For a player that's deeply into character, a scene can feel "true" and worthy even when it doesn't "play" to the rest of the room. That is, at the end of the scene no particular progress has been made -- no character has asked anything of the other, no particular conflict has been stoked or even acknowledged.

In the abstract, this is fine. Sometimes, it feels necessary to play out little pieces of connective tissue in a story even when they're not in the business of resolving a conflict or forwarding the overall plot. Except that these little pieces can end up eating up a substantial amount of "screen time" in a session. When a scene that's not about anything other than the immersion of the players in their characters eats up ten or twenty minutes (or more) of time, that's not only not moving the game forward, it's actively taking time away from more productive scenes.

It's an explicit part of the social contract for a HTHD game that other players serve as audience for the scenes that they're not in. In a situation where players are actively trying to escalate the drama, this is fine -- scenes crackling with conflict are fun to watch. But if that's not happening, the other players are twiddling their thumbs. Long scenes where nothing happens is asking a lot of your fellow players. Chances are, they've got something more pressing they would like to be pursuing for themselves if they got a chance.

Try to imagine a television show or a film that contained a twenty minute scene where nothing at all happened. Unless the dialogue was particularly crackling, you'd probably turn the channel.

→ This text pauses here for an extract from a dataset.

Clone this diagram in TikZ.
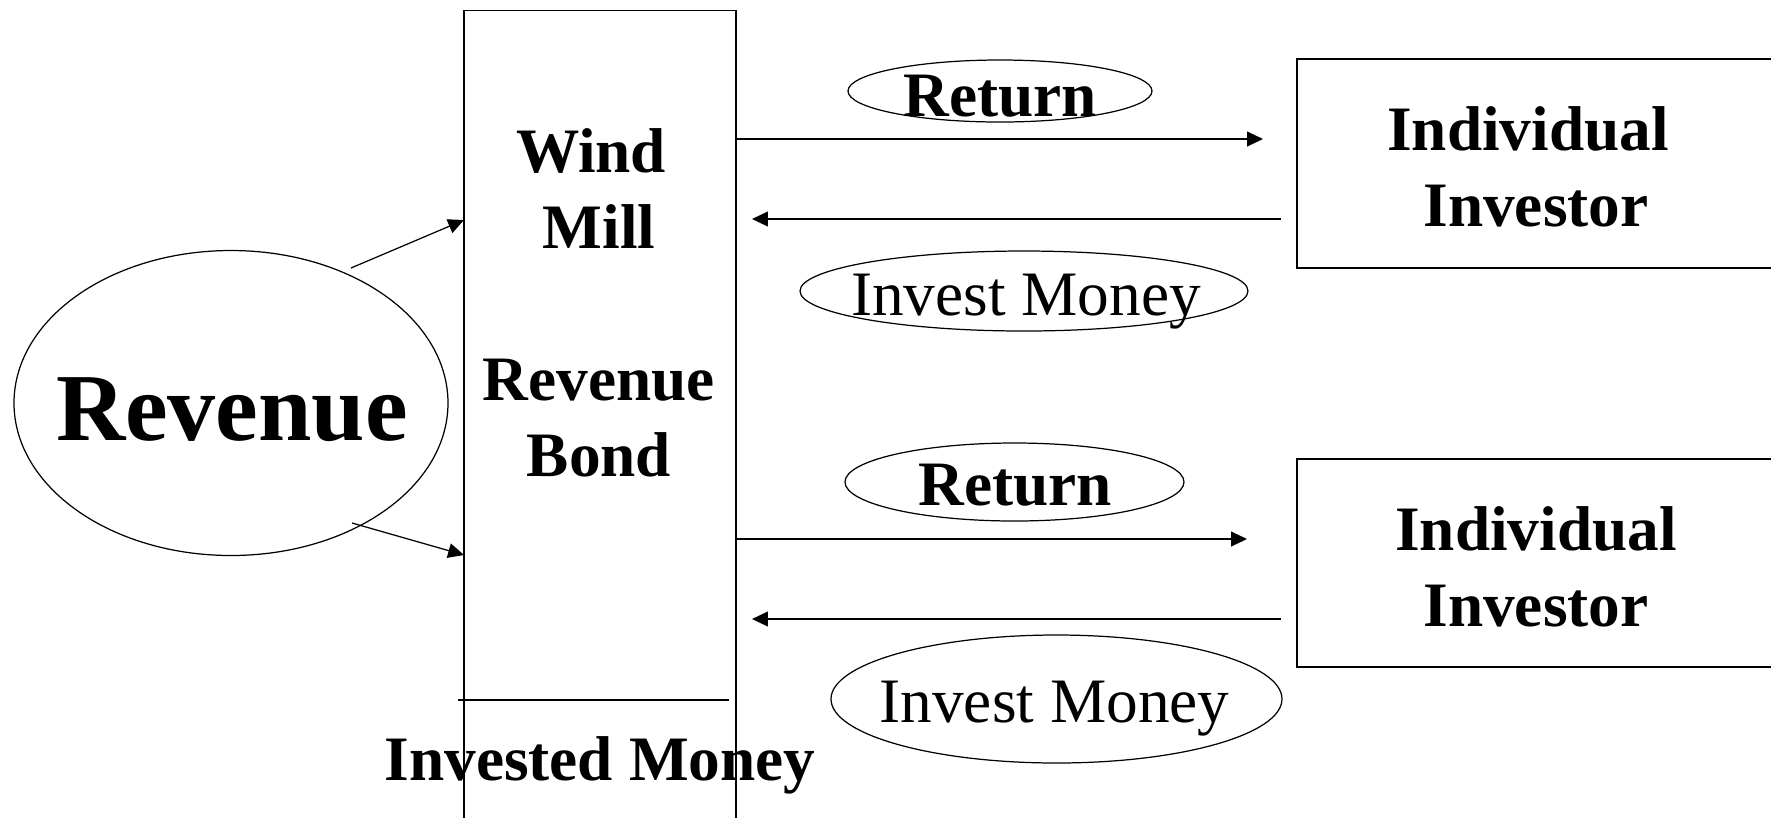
\documentclass[tikz,border=0pt]{standalone}
\usepackage{fontspec}
\setmainfont{Liberation Serif}
\usepackage{tikz}
\usetikzlibrary{calc, arrows.meta, shapes.geometric}

\begin{document}
\begin{tikzpicture}[x=0.01cm, y=-0.01cm,
		bold/.style={font=\fontsize{18}{21.6}\selectfont\bfseries, inner sep=0pt},
		plain/.style={font=\fontsize{18}{21.6}\selectfont, inner sep=0pt},
		tag/.style={draw, ellipse, inner sep=0pt, line width=0.35pt},
		box/.style={draw, rectangle, inner sep=0pt, line width=0.4pt},
		flow/.style={-{Triangle[length=4.5pt, width=4.2pt]}, line width=0.35pt}]
			\useasboundingbox (0,0) rectangle (1771,817);
			\clip (0,0) rectangle (1771,817);

			% ellipse of w x h pixels, empty, text goes on top
			\newcommand{\drawTag}[4]
			{
				\node [tag, minimum width=#3*0.01cm, minimum height=#4*0.01cm] (#1) at (#2) {}
			}

			\begin{scope}
				\drawTag{revenue}{231,403}{434}{305};
				\node [font=\fontsize{27.3}{32}\selectfont\bfseries, inner sep=0pt, anchor=base] (revenueText) at (232,440) {Revenue};
			\end{scope}

			\begin{scope}
				\node [box, minimum width=2.72cm, minimum height=8.29cm] (bond) at (600,425.5) {};
				\node [bold, align=center] (bondText) at (599,302.5) {Wind~~\\Mill\\~\\Revenue\\Bond};
				\draw [line width=0.4pt] (458,700) -- (729,700);
				\node [bold, anchor=base] (invested) at (600,780) {Invested Money};
			\end{scope}

			\begin{scope}
				\node [box, minimum width=4.96cm, minimum height=2.09cm] (investorA) at (1545,163.5) {};
				\node [bold, align=center] (investorAText) at (1536,166.5) {Individual~~\\Investor};
				\node [box, minimum width=4.96cm, minimum height=2.08cm] (investorB) at (1545,563) {};
				\node [bold, align=center] (investorBText) at (1536,566.5) {Individual\\Investor};
			\end{scope}

			\begin{scope}
				\drawTag{returnA}{1000,91}{304}{62};
				\node [bold, anchor=base] (returnAText) at (1000,116) {Return};
				\drawTag{moneyA}{1024,291}{448}{80};
				\node [plain, anchor=base] (moneyAText) at (1026,315) {Invest Money};
				\drawTag{returnB}{1014.5,482}{339}{78};
				\node [bold, anchor=base] (returnBText) at (1015,505) {Return};
				\drawTag{moneyB}{1056.5,699}{451}{128};
				\node [plain, anchor=base] (moneyBText) at (1054.5,722) {Invest Money};
			\end{scope}

			\coordinate (revUp) at (351,268);
			\coordinate (revUpEnd) at (464,220);
			\coordinate (revDown) at (352,523);
			\coordinate (revDownEnd) at (464,555);
			\coordinate (returnAEnd) at (1263,139);
			\coordinate (returnBEnd) at (1247,539);
			\coordinate (moneyAStart) at (1281,219);
			\coordinate (moneyAEnd) at (752,219);
			\coordinate (moneyBStart) at (1281,619);
			\coordinate (moneyBEnd) at (752,619);

			\begin{scope}[flow]
				\draw (revUp) -- (revUpEnd);
				\draw (revDown) -- (revDownEnd);
				\draw (returnAEnd -| bond.east) -- (returnAEnd);
				\draw (moneyAStart) -- (moneyAEnd);
				\draw (returnBEnd -| bond.east) -- (returnBEnd);
				\draw (moneyBStart) -- (moneyBEnd);
			\end{scope}
		\end{tikzpicture}
\end{document}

It is also true of the theatre that sometimes a scene that feels "true" to one of the actors involved in it doesn't play at all below the footlights. In that case, it's the director's job to coax a performance to life. In a tabletop game, that's a more tricky situation -- a GM that tries to cut a scene short risks upsetting his players, or worse, cutting off a player who's getting to a petition or some kind of reveal, but taking a while to find the right words or moment.

Finding the "second pause" in a scene can be an instructive way of looking for a place to stop (I think that was a piece of advice from SMALLVILLE) -- literally listening for the second time that the characters have a break in their conversation often means the players are searching for things to say. If that's true, it's probably okay to cut away to something else or at least suggest doing that.

I guess what I'm arguing for here is sensitivity -- both on the part of the "audience" and the "actors" in a scene. The actors need to try to keep scenes where there isn't anything pressing happening between two characters short. If it's running longer than five minutes, you may be indulging yourself in something that's not that interesting to everyone else at the table. And, to be fair, often players know going in when there's an active conflict and when there isn't -- you likely know that when someone calls for the scene.

The audience needs to try to gently nudge things when a dead scene is dragging on and on. Remember, the cardinal rule is that everyone at the table is entitled to participate and enjoy themselves (adjusted for meanings of "enjoy yourself" which include tortured character drama, naturally). If two players are eating up screen time, it's fair to expect them to do something with it. And it's also good policy to try to nudge a scene to a conclusion or toward a conflict rather than just cutting it off abruptly. Sometimes good things happen late in a scene, if you're patient.

And, above all, don't try to launch into an at-table discussion of what should be happening in the scene. This is the worst possible resolution, cutting the acting players out of their immersion in the roughest possible way and imposing the group's ideas on people who may not want them at all.

Encouraging other players to come to a point or cut it short is one thing. Armchair quarterbacking a scene you're not in is just plain not cool.